Jackson Jambalaya is the home of Trollfest '07. Catch this great event which promises to leave NE Jackson & Fondren in flames. Sonjay Poontang and his band headline the night with a special steel cage, no time limit "loser must leave town" bout between Alan Lange and "Big Cat"Donna Ladd following afterwards. Kamikaze will perform his new song F*** Bush, he's still a _____. Did I mention there was no referee? Dr. Heddy Matthias and Lori Gregory will face off in the undercard dueling with dangling participles and other um, devices. Robbie Bell will perform Her two latest songs: My Best Friends are in the Media and Mama's, Don't Let Your Babies Grow up to be George Bell. Sid Salter of The Clarion-Ledger will host "Pin the Tail on the Trial Lawyer", sponsored by State Farm.

There will be a hugging booth where in exchange for your young son, Frank Melton will give you a loooong hug. Trollfest will have a dunking booth where Muhammed the terrorist will curse you to Allah as you try to hit a target that will drop him into a vat of pig grease. However, in the true spirit of Separate But Equal, Don Imus and someone from NE Jackson will also sit in the dunking booth for an equal amount of time. Tom Head will give a reading for two hours on why he can't figure out who the hell he is. Cliff Cargill will give lessons with his .80 caliber desert eagle, using Frank Melton photos as targets. Tackleberry will be on hand for an autograph session. KIM Waaaaaade will be passing out free titles and deeds to crackhouses formerly owned by The Wood Street Players.
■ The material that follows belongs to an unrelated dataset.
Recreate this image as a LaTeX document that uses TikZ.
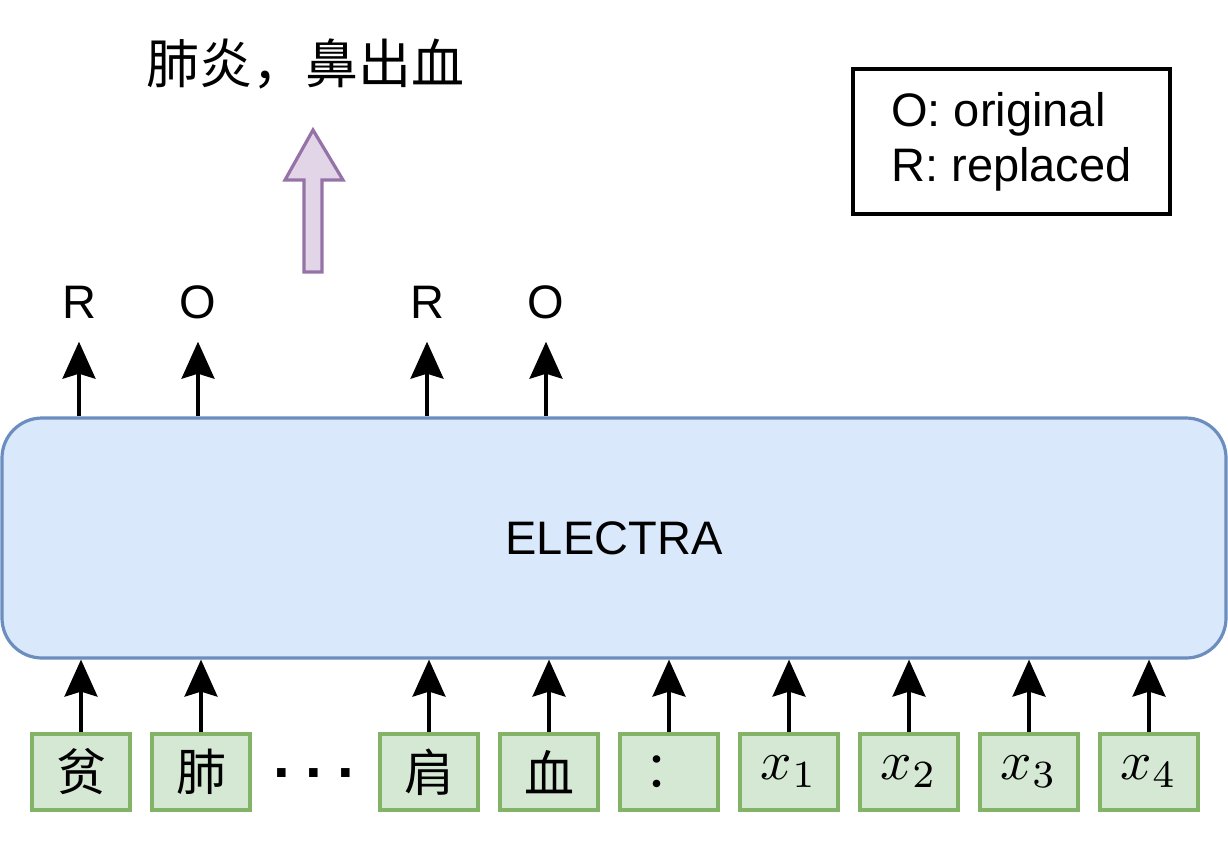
\documentclass[tikz,border=0pt]{standalone}
\usepackage{fontspec}
\setmainfont{Liberation Sans}
\newfontfamily\cjk{Noto Sans CJK SC}
\usetikzlibrary{arrows.meta}

\definecolor{elfill}{HTML}{DAE8FC}
\definecolor{elline}{HTML}{6C8EBF}
\definecolor{tokfill}{HTML}{D5E8D4}
\definecolor{tokline}{HTML}{82B366}
\definecolor{ansfill}{HTML}{E1D5E7}
\definecolor{ansline}{HTML}{9673A6}

\newcommand{\tokmath}[1]{\scalebox{5.5}{\normalsize$#1$}}

\begin{document}
\begin{tikzpicture}[x=1pt,y=-1pt,
  tok/.style={draw=tokline,fill=tokfill,line width=3.2pt,minimum width=98pt,minimum height=76pt,inner sep=0pt,font=\fontsize{50}{50}\selectfont\cjk},
  lab/.style={inner xsep=0pt,inner ysep=23pt,text height=33pt,text depth=0pt,font=\fontsize{47}{47}\selectfont},
  up/.style={-{Stealth[length=37pt,width=33pt,inset=5pt]},line width=3.2pt}]
  \useasboundingbox (0,0) rectangle (1228,852);

  % input tokens
  \node[tok] (t1) at (81,772) {贫};
  \node[tok] (t2) at (201,772) {肺};
  \node[font=\fontsize{60}{60}\selectfont\bfseries] (dots) at (314,773) {.\hspace{15.3pt}.\hspace{15.3pt}.};
  \node[tok] (t3) at (429,772) {肩};
  \node[tok] (t4) at (549,772) {血};
  \node[tok] (t5) at (669,772) {：};
  \node[tok] (t6) at (789,772) {\tokmath{x_1}};
  \node[tok] (t7) at (909,772) {\tokmath{x_2}};
  \node[tok] (t8) at (1029,772) {\tokmath{x_3}};
  \node[tok] (t9) at (1149,772) {\tokmath{x_4}};

  % discriminator
  \node[draw=elline,fill=elfill,line width=3.2pt,rounded corners=40pt,minimum width=1224pt,minimum height=240pt,font=\fontsize{47}{47}\selectfont] (electra) at (614,538) {ELECTRA};

  \foreach \t in {t1,t2,t3,t4,t5,t6,t7,t8,t9}
    \draw[up] (\t.north) -- (\t.north |- electra.south);

  % outputs
  \node[lab] (o1) at (79,302) {R};
  \node[lab] (o2) at (198,302) {O};
  \node[lab] (o3) at (427,302) {R};
  \node[lab] (o4) at (546,302) {O};

  \foreach \o in {o1,o2,o3,o4}
    \draw[up] (\o.south |- electra.north) -- (\o.south);

  % answer
  \node[font=\fontsize{53}{53}\selectfont\cjk] (answer) at (305,64) {肺炎，鼻出血};
  \draw[draw=ansline,fill=ansfill,line width=3.2pt,line join=miter]
    (304,272) -- (322,272) -- (322,180) -- (343,180) -- (313,130)
    -- (285,180) -- (304,180) -- cycle;

  % legend
  \node[draw,line width=3.2pt,minimum width=317pt,minimum height=145pt,align=left,font=\fontsize{47}{55}\selectfont] (legend) at (1011.5,141.5) {O: original\\R: replaced};
\end{tikzpicture}
\end{document}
If you get tired come relax at the Fox News Tent. To gain admittance to the VIP section, bring either your Republican Party ID card or a Rebel Flag. Bringing both will entitle you to free drinks.Get your tickets now. Since this is an event for trolls, no ID is required, just bring the hate. Bring the family, Trollfest '07 is for EVERYONE!!!

This is definitely a Beaver production.